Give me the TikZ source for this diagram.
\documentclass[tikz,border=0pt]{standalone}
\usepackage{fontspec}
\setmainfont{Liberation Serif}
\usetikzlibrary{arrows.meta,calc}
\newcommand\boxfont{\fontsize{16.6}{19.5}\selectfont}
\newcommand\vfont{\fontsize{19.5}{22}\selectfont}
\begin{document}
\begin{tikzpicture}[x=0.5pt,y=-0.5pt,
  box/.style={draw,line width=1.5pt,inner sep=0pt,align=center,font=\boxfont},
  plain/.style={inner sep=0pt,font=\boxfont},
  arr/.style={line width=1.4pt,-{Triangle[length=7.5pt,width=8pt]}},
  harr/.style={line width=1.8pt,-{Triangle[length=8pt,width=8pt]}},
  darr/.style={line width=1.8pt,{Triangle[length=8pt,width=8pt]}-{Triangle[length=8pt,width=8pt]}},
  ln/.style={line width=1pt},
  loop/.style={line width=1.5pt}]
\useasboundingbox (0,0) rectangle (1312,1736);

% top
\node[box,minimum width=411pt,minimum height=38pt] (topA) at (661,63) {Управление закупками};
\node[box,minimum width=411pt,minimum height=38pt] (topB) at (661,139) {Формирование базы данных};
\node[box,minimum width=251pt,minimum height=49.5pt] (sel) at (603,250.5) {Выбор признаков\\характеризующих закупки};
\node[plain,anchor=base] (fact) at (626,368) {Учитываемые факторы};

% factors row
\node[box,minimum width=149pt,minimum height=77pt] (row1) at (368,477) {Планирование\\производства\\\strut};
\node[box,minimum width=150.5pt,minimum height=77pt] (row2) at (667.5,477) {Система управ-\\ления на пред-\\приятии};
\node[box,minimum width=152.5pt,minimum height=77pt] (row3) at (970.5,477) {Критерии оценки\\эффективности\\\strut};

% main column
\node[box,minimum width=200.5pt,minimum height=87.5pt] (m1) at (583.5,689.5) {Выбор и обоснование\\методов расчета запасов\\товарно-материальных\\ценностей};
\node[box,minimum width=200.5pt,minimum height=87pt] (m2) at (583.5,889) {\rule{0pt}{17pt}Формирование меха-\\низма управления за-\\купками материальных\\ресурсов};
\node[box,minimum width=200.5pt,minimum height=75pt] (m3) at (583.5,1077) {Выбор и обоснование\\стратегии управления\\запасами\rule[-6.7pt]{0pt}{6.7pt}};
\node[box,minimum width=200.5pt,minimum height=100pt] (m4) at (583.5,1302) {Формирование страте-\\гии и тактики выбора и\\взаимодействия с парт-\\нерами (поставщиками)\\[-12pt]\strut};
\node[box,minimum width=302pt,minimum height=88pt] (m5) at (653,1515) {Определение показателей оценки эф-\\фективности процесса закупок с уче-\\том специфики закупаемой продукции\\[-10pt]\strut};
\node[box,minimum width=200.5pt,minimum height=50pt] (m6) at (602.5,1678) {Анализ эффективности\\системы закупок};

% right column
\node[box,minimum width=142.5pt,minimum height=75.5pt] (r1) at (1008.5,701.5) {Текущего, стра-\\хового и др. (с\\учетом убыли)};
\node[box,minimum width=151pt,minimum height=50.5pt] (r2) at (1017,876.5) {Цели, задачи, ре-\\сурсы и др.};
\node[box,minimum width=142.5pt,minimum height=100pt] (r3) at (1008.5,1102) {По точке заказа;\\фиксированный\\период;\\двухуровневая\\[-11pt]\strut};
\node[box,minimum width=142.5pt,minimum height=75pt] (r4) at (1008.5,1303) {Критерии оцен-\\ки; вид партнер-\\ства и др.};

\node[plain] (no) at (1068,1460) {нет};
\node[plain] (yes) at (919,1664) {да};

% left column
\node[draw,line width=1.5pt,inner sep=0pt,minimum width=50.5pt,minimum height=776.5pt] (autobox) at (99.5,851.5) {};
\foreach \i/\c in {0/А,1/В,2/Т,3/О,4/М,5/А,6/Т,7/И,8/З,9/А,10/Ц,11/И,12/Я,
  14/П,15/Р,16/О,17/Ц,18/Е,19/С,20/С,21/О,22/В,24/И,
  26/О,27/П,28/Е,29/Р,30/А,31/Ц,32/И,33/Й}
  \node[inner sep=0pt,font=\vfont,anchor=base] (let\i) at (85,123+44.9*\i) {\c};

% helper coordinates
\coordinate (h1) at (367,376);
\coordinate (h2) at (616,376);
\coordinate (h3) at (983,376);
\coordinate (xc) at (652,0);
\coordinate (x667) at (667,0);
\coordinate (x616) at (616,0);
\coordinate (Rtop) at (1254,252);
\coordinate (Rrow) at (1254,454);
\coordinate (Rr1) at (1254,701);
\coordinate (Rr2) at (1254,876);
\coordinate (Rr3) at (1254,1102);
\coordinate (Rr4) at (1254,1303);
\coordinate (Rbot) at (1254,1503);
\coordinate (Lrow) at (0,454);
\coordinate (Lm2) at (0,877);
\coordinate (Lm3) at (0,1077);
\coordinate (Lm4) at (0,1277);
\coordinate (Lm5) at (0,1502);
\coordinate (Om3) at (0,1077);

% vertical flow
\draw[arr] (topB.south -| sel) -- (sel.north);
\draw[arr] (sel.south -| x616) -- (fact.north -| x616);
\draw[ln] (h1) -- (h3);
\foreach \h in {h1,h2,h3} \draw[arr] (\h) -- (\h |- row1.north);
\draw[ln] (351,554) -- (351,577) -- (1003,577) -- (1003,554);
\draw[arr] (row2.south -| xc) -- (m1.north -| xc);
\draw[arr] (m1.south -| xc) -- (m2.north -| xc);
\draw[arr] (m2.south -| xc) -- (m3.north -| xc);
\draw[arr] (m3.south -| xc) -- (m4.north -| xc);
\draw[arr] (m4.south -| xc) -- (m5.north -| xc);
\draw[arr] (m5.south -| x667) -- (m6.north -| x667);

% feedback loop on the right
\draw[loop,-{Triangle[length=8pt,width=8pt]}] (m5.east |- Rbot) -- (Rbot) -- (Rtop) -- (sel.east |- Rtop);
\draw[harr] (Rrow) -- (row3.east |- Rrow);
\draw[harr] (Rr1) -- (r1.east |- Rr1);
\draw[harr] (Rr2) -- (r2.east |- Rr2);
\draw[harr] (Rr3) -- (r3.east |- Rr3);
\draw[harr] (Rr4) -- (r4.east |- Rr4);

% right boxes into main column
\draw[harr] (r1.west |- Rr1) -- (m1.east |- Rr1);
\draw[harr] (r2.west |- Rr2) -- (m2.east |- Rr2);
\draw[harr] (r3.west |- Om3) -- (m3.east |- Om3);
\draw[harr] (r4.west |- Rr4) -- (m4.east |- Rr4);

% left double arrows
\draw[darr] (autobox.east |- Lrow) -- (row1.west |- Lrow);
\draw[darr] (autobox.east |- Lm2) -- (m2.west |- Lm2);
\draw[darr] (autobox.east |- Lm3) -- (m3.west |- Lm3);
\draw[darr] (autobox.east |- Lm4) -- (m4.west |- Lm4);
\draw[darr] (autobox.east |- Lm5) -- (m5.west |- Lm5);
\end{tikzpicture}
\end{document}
####################
[Set task]: Quote verbatim the opening lines of the listing above, ending with the line where "(0,0) rectangle (1312,1736);" appears; include both endpoints and nothing more.

[Finished task]:
Give me the TikZ source for this diagram.
\documentclass[tikz,border=0pt]{standalone}
\usepackage{fontspec}
\setmainfont{Liberation Serif}
\usetikzlibrary{arrows.meta,calc}
\newcommand\boxfont{\fontsize{16.6}{19.5}\selectfont}
\newcommand\vfont{\fontsize{19.5}{22}\selectfont}
\begin{document}
\begin{tikzpicture}[x=0.5pt,y=-0.5pt,
  box/.style={draw,line width=1.5pt,inner sep=0pt,align=center,font=\boxfont},
  plain/.style={inner sep=0pt,font=\boxfont},
  arr/.style={line width=1.4pt,-{Triangle[length=7.5pt,width=8pt]}},
  harr/.style={line width=1.8pt,-{Triangle[length=8pt,width=8pt]}},
  darr/.style={line width=1.8pt,{Triangle[length=8pt,width=8pt]}-{Triangle[length=8pt,width=8pt]}},
  ln/.style={line width=1pt},
  loop/.style={line width=1.5pt}]
\useasboundingbox (0,0) rectangle (1312,1736);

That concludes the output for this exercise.